TASK STATEMENT:
Leave out the pictures and set down exactly the lines from the start of the listing through the one with "const daysLate = ['7', '14', '21', '28'];", both included.

DATASET SECTION:
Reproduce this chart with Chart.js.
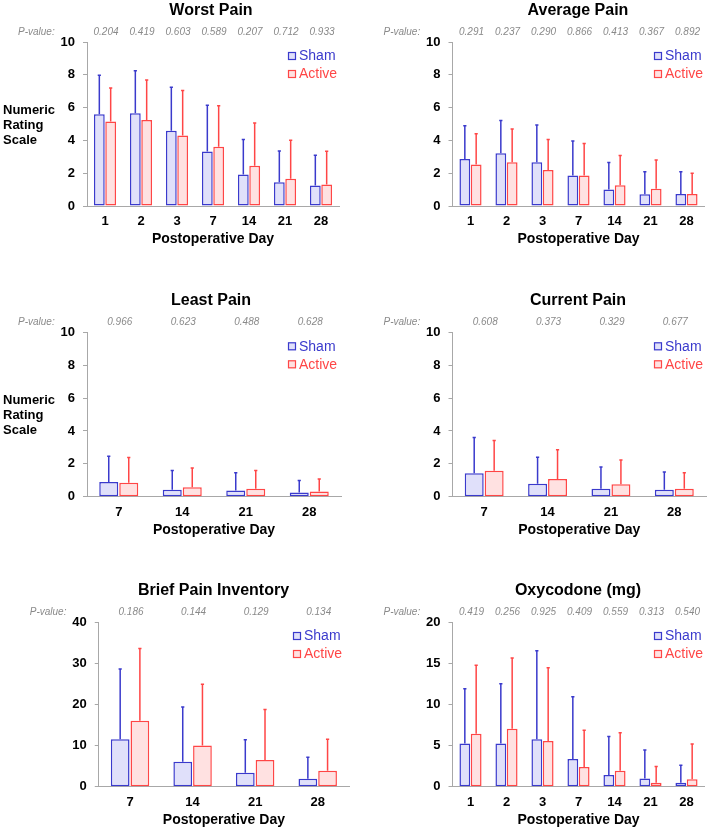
<!DOCTYPE html>
<html>
<head>
<meta charset="utf-8">
<script src="https://cdn.jsdelivr.net/npm/chart.js@4.4.1/dist/chart.umd.min.js"></script>
<style>
  html, body { margin: 0; padding: 0; background: #fff; }
  #page { position: relative; width: 709px; height: 830px; overflow: hidden; }
  #page canvas { position: absolute; }
</style>
</head>
<body>
<div id="page"></div>
<script>
// categories
const daysAll = ['1', '2', '3', '7', '14', '21', '28'];
const daysLate = ['7', '14', '21', '28'];

// Worst Pain
const worstSham = [5.6, 5.66, 4.59, 3.33, 1.92, 1.45, 1.25];
const worstShamSd = [2.4, 2.62, 2.68, 2.85, 2.16, 1.94, 1.88];
const worstActive = [5.15, 5.25, 4.3, 3.62, 2.46, 1.66, 1.31];
const worstActiveSd = [2.08, 2.47, 2.77, 2.52, 2.63, 2.38, 2.06];
const worstP = ['0.204', '0.419', '0.603', '0.589', '0.207', '0.712', '0.933'];

// Average Pain
const avgSham = [2.87, 3.21, 2.67, 1.86, 1.01, 0.71, 0.73];
const avgShamSd = [2.06, 2.04, 2.3, 2.14, 1.68, 1.41, 1.39];
const avgActive = [2.53, 2.67, 2.2, 1.86, 1.27, 1.05, 0.73];
const avgActiveSd = [1.91, 2.06, 1.88, 1.98, 1.84, 1.78, 1.29];
const avgP = ['0.291', '0.237', '0.290', '0.866', '0.413', '0.367', '0.892'];

// Least Pain
const leastSham = [0.89, 0.43, 0.37, 0.26];
const leastShamSd = [1.6, 1.19, 1.11, 0.75];
const leastActive = [0.85, 0.57, 0.49, 0.32];
const leastActiveSd = [1.56, 1.21, 1.13, 0.78];
const leastP = ['0.966', '0.623', '0.488', '0.628'];

// Current Pain
const currentSham = [1.42, 0.79, 0.49, 0.43];
const currentShamSd = [2.21, 1.64, 1.34, 1.11];
const currentActive = [1.58, 1.08, 0.75, 0.49];
const currentActiveSd = [1.87, 1.8, 1.52, 0.99];
const currentP = ['0.608', '0.373', '0.329', '0.677'];

// Brief Pain Inventory
const bpiSham = [11.5, 6.07, 3.4, 1.94];
const bpiShamSd = [17.2, 13.43, 8.1, 5.35];
const bpiActive = [16.0, 10.0, 6.48, 3.89];
const bpiActiveSd = [17.7, 15.0, 12.42, 7.77];
const bpiP = ['0.186', '0.144', '0.129', '0.134'];

// Oxycodone (mg)
const oxySham = [5.26, 5.26, 5.75, 3.36, 1.42, 1.01, 0.49];
const oxyShamSd = [6.68, 7.29, 10.81, 7.61, 4.73, 3.52, 2.18];
const oxyActive = [6.44, 7.04, 5.55, 2.39, 1.94, 0.49, 0.89];
const oxyActiveSd = [8.38, 8.66, 8.94, 4.53, 4.66, 2.02, 4.37];
const oxyP = ['0.419', '0.256', '0.925', '0.409', '0.559', '0.313', '0.540'];

const FONT = '"Liberation Sans", Arial, Helvetica, sans-serif';
const SHAM_LINE = '#3a3acc';
const SHAM_FILL = '#e0e0fa';
const ACT_LINE = '#ff4646';
const ACT_FILL = '#ffe1e1';
const AXIS = '#a8a8a8';

// panel layout: canvas box and the wanted plot area inside it [left, top, right, bottom]
const panels = [
    { title: 'Worst Pain', days: daysAll, sham: worstSham, shamSd: worstShamSd, active: worstActive, activeSd: worstActiveSd,
      p: worstP, max: 10, step: 2, yLabel: true,
      box: [0, 0, 354, 280], area: [87, 42, 339, 206], titleX: 211, legendX: 288 },
    { title: 'Average Pain', days: daysAll, sham: avgSham, shamSd: avgShamSd, active: avgActive, activeSd: avgActiveSd,
      p: avgP, max: 10, step: 2, yLabel: false,
      box: [354, 0, 355, 280], area: [98.5, 42, 350.5, 206], titleX: 224, legendX: 300 },
    { title: 'Least Pain', days: daysLate, sham: leastSham, shamSd: leastShamSd, active: leastActive, activeSd: leastActiveSd,
      p: leastP, max: 10, step: 2, yLabel: true,
      box: [0, 280, 354, 280], area: [87, 52.3, 341, 216.7], titleX: 211, legendX: 288 },
    { title: 'Current Pain', days: daysLate, sham: currentSham, shamSd: currentShamSd, active: currentActive, activeSd: currentActiveSd,
      p: currentP, max: 10, step: 2, yLabel: false,
      box: [354, 280, 355, 280], area: [98.5, 52.3, 352, 216.7], titleX: 224, legendX: 300 },
    { title: 'Brief Pain Inventory', days: daysLate, sham: bpiSham, shamSd: bpiShamSd, active: bpiActive, activeSd: bpiActiveSd,
      p: bpiP, max: 40, step: 10, yLabel: false,
      box: [0, 560, 354, 270], area: [98.75, 62, 349, 226.7], titleX: 213.5, legendX: 293 },
    { title: 'Oxycodone (mg)', days: daysAll, sham: oxySham, shamSd: oxyShamSd, active: oxyActive, activeSd: oxyActiveSd,
      p: oxyP, max: 20, step: 5, yLabel: false,
      box: [354, 560, 355, 270], area: [98.5, 62, 350.5, 226.7], titleX: 224, legendX: 300 }
];

const X_HEIGHT = 42;

function makeDecor(panel) {
    return {
        id: 'decor',
        afterDatasetsDraw(chart) {
            // upward-only error bars
            const ctx = chart.ctx;
            const ys = chart.scales.y;
            ctx.save();
            chart.data.datasets.forEach((ds, i) => {
                const meta = chart.getDatasetMeta(i);
                ctx.strokeStyle = ds.borderColor;
                ctx.lineWidth = 1.5;
                meta.data.forEach((bar, j) => {
                    const top = ys.getPixelForValue(ds.data[j] + ds.sd[j]);
                    ctx.beginPath();
                    ctx.moveTo(bar.x, bar.y);
                    ctx.lineTo(bar.x, top);
                    ctx.moveTo(bar.x - 1.6, top + 0.5);
                    ctx.lineTo(bar.x + 1.6, top + 0.5);
                    ctx.stroke();
                });
            });
            ctx.restore();
        },
        afterDraw(chart) {
            const ctx = chart.ctx;
            const area = chart.chartArea;
            const xs = chart.scales.x;
            ctx.save();

            // title
            ctx.fillStyle = '#000';
            ctx.font = 'bold 16px ' + FONT;
            ctx.textAlign = 'center';
            ctx.textBaseline = 'alphabetic';
            ctx.fillText(panel.title, panel.titleX, area.top - 27);

            // p-values
            ctx.fillStyle = '#8a8a8a';
            ctx.font = 'italic 10px ' + FONT;
            ctx.textAlign = 'left';
            ctx.fillText('P-value:', area.left - 69, area.top - 7);
            ctx.textAlign = 'center';
            panel.p.forEach((v, i) => {
                ctx.fillText(v, xs.getPixelForValue(i) + 1, area.top - 7);
            });

            // legend
            ctx.textAlign = 'left';
            ctx.textBaseline = 'middle';
            ctx.font = '14px ' + FONT;
            chart.data.datasets.forEach((ds, i) => {
                const cy = area.top + 14 + i * 18;
                const lx = panel.legendX;
                ctx.fillStyle = ds.backgroundColor;
                ctx.fillRect(lx, cy - 4, 8, 8);
                ctx.strokeStyle = ds.borderColor;
                ctx.lineWidth = 1.2;
                ctx.strokeRect(lx + 0.5, cy - 3.5, 7, 7);
                ctx.fillStyle = ds.borderColor;
                ctx.fillText(ds.label, lx + 11, cy + 0.5);
            });

            // side label
            if (panel.yLabel) {
                ctx.fillStyle = '#000';
                ctx.font = 'bold 13px ' + FONT;
                ctx.textBaseline = 'alphabetic';
                ['Numeric', 'Rating', 'Scale'].forEach((t, i) => {
                    ctx.fillText(t, 3, area.top + 72 + i * 15);
                });
            }
            ctx.restore();
        }
    };
}

const page = document.getElementById('page');

panels.forEach(panel => {
    const [bx, by, bw, bh] = panel.box;
    const [al, at, ar, ab] = panel.area;
    const canvas = document.createElement('canvas');
    canvas.width = bw;
    canvas.height = bh;
    canvas.style.left = bx + 'px';
    canvas.style.top = by + 'px';
    canvas.style.width = bw + 'px';
    canvas.style.height = bh + 'px';
    page.appendChild(canvas);

    new Chart(canvas, {
        type: 'bar',
        data: {
            labels: panel.days,
            datasets: [
                {
                    label: 'Sham',
                    data: panel.sham,
                    sd: panel.shamSd,
                    backgroundColor: SHAM_FILL,
                    borderColor: SHAM_LINE,
                    borderWidth: 1.5,
                    borderSkipped: false,
                    categoryPercentage: 0.63,
                    barPercentage: 0.95
                },
                {
                    label: 'Active',
                    data: panel.active,
                    sd: panel.activeSd,
                    backgroundColor: ACT_FILL,
                    borderColor: ACT_LINE,
                    borderWidth: 1.5,
                    borderSkipped: false,
                    categoryPercentage: 0.63,
                    barPercentage: 0.95
                }
            ]
        },
        options: {
            responsive: false,
            animation: false,
            layout: {
                padding: { left: 0, top: at, right: bw - ar, bottom: bh - ab - X_HEIGHT }
            },
            plugins: {
                legend: { display: false },
                title: { display: false },
                tooltip: { enabled: false }
            },
            scales: {
                x: {
                    grid: { display: false, drawTicks: false },
                    border: { display: true, color: AXIS, width: 1 },
                    ticks: {
                        color: '#000',
                        font: { family: FONT, size: 13, weight: 'bold' },
                        padding: 8,
                        maxRotation: 0,
                        autoSkip: false
                    },
                    title: {
                        display: true,
                        text: 'Postoperative Day',
                        color: '#000',
                        font: { family: FONT, size: 14, weight: 'bold' },
                        padding: 0
                    },
                    afterFit: (s) => { s.height = X_HEIGHT; }
                },
                y: {
                    min: 0,
                    max: panel.max,
                    grid: { drawOnChartArea: false, drawTicks: true, tickLength: 4, color: AXIS },
                    border: { display: true, color: AXIS, width: 1 },
                    ticks: {
                        stepSize: panel.step,
                        color: '#000',
                        font: { family: FONT, size: 13, weight: 'bold' },
                        padding: 8
                    },
                    afterFit: (s) => { s.width = al; }
                }
            }
        },
        plugins: [makeDecor(panel)]
    });
});
</script>
</body>
</html>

TASK OUTPUT:
Reproduce this chart with Chart.js.
<!DOCTYPE html>
<html>
<head>
<meta charset="utf-8">
<script src="https://cdn.jsdelivr.net/npm/chart.js@4.4.1/dist/chart.umd.min.js"></script>
<style>
  html, body { margin: 0; padding: 0; background: #fff; }
  #page { position: relative; width: 709px; height: 830px; overflow: hidden; }
  #page canvas { position: absolute; }
</style>
</head>
<body>
<div id="page"></div>
<script>
// categories
const daysAll = ['1', '2', '3', '7', '14', '21', '28'];
const daysLate = ['7', '14', '21', '28'];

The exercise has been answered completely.